■ Extracted information
Start

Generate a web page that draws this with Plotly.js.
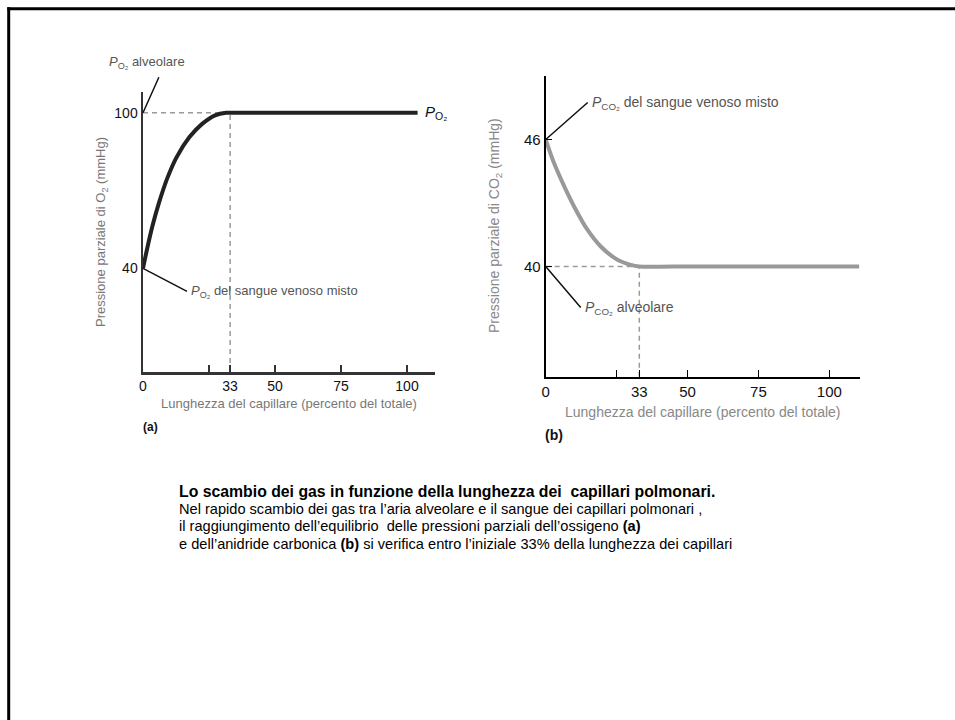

End
Start

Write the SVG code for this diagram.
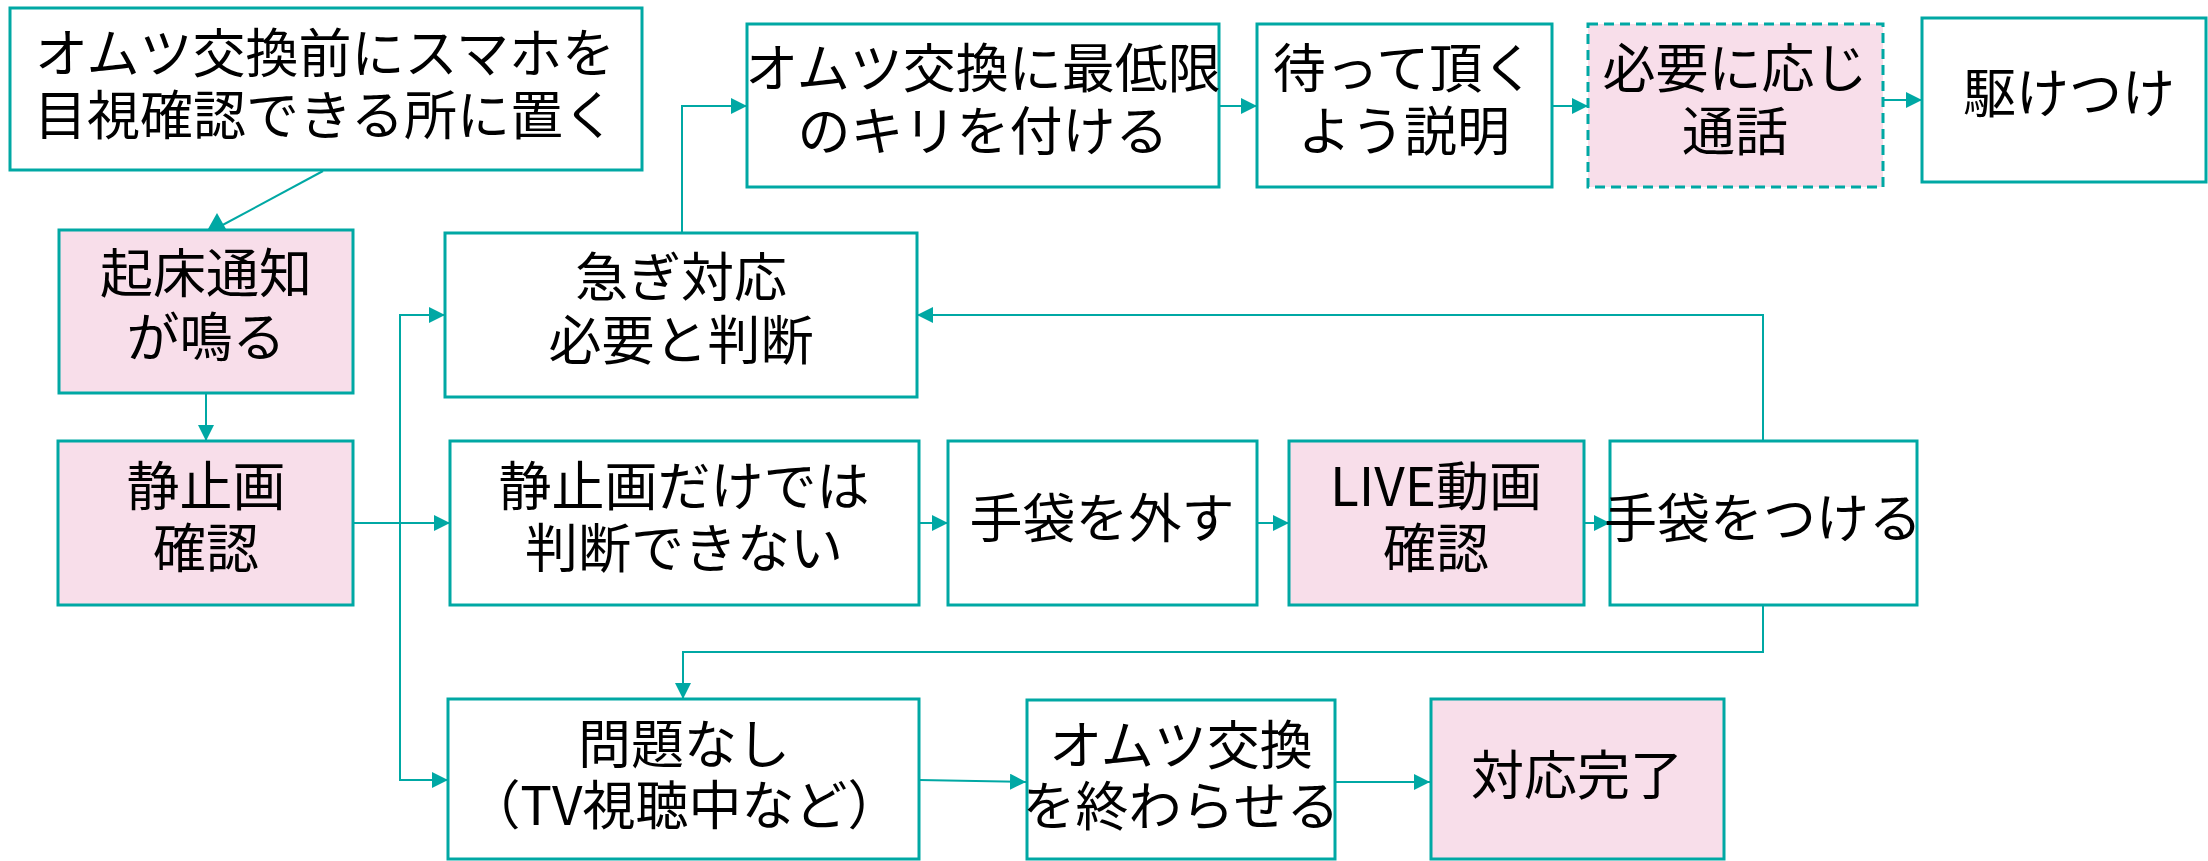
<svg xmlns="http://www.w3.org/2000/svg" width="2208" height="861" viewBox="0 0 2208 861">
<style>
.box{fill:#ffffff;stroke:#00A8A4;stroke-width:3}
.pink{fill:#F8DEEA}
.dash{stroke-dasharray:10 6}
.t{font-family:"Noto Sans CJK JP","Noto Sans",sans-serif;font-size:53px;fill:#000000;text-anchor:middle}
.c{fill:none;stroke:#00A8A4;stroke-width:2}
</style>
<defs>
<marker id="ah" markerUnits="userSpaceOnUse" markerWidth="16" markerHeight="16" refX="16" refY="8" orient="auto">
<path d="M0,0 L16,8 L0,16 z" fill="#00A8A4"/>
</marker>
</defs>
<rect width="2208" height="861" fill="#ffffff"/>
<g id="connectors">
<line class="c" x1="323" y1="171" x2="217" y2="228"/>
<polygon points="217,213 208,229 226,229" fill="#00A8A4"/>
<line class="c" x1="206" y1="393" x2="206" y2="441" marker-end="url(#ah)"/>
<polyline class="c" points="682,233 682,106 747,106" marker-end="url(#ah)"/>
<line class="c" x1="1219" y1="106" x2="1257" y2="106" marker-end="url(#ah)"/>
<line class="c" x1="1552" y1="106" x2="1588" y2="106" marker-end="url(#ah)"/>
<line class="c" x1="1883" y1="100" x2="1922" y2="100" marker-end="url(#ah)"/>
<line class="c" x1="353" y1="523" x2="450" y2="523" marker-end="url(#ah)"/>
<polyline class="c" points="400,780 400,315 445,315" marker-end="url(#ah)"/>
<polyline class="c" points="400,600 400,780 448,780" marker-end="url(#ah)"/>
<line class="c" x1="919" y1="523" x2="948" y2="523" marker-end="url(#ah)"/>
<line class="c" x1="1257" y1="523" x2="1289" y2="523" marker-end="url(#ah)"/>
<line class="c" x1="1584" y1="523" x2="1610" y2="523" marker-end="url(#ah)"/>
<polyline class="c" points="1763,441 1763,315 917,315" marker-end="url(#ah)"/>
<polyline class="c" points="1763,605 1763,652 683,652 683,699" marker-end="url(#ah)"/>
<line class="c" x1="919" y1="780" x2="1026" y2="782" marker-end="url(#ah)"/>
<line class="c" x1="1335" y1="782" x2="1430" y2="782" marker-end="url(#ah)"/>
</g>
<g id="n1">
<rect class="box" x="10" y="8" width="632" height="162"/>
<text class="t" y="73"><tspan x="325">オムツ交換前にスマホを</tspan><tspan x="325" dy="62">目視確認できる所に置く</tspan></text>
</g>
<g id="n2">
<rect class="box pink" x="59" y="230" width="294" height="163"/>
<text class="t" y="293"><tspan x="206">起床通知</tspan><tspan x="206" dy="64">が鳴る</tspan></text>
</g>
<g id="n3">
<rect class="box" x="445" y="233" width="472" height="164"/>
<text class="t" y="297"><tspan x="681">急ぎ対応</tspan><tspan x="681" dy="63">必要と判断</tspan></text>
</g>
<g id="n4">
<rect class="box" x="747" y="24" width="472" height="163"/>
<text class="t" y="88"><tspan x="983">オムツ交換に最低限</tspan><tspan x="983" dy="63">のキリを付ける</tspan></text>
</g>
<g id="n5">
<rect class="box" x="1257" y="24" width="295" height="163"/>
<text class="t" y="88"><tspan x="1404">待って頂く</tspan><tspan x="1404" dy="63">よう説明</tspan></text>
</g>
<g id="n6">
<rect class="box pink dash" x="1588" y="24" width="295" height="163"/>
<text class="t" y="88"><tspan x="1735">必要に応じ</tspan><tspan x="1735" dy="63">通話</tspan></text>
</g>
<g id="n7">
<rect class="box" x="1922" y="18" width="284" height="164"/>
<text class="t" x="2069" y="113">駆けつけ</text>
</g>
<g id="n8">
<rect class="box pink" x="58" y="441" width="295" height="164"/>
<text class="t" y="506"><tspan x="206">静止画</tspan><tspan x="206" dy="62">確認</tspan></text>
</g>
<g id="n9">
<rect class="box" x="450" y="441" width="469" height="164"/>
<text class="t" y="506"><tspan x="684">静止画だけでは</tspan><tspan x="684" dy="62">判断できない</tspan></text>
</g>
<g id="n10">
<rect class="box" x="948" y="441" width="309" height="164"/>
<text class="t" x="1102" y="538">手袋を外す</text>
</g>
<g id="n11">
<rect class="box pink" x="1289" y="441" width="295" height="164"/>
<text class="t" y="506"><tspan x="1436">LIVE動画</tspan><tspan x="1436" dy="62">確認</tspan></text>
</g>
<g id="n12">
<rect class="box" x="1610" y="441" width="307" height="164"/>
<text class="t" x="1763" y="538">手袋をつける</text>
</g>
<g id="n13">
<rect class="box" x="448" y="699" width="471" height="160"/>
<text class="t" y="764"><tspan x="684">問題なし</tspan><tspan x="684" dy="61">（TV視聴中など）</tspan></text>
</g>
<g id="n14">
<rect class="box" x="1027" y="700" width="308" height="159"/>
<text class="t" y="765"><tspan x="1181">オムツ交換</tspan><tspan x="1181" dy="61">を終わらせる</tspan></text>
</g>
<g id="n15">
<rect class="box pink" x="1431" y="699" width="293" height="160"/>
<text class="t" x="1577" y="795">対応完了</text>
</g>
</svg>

End

■ The exercise
Find all lines with "this" in them and copy each one.

■ Exercise result
Generate a web page that draws this with Plotly.js.
Write the SVG code for this diagram.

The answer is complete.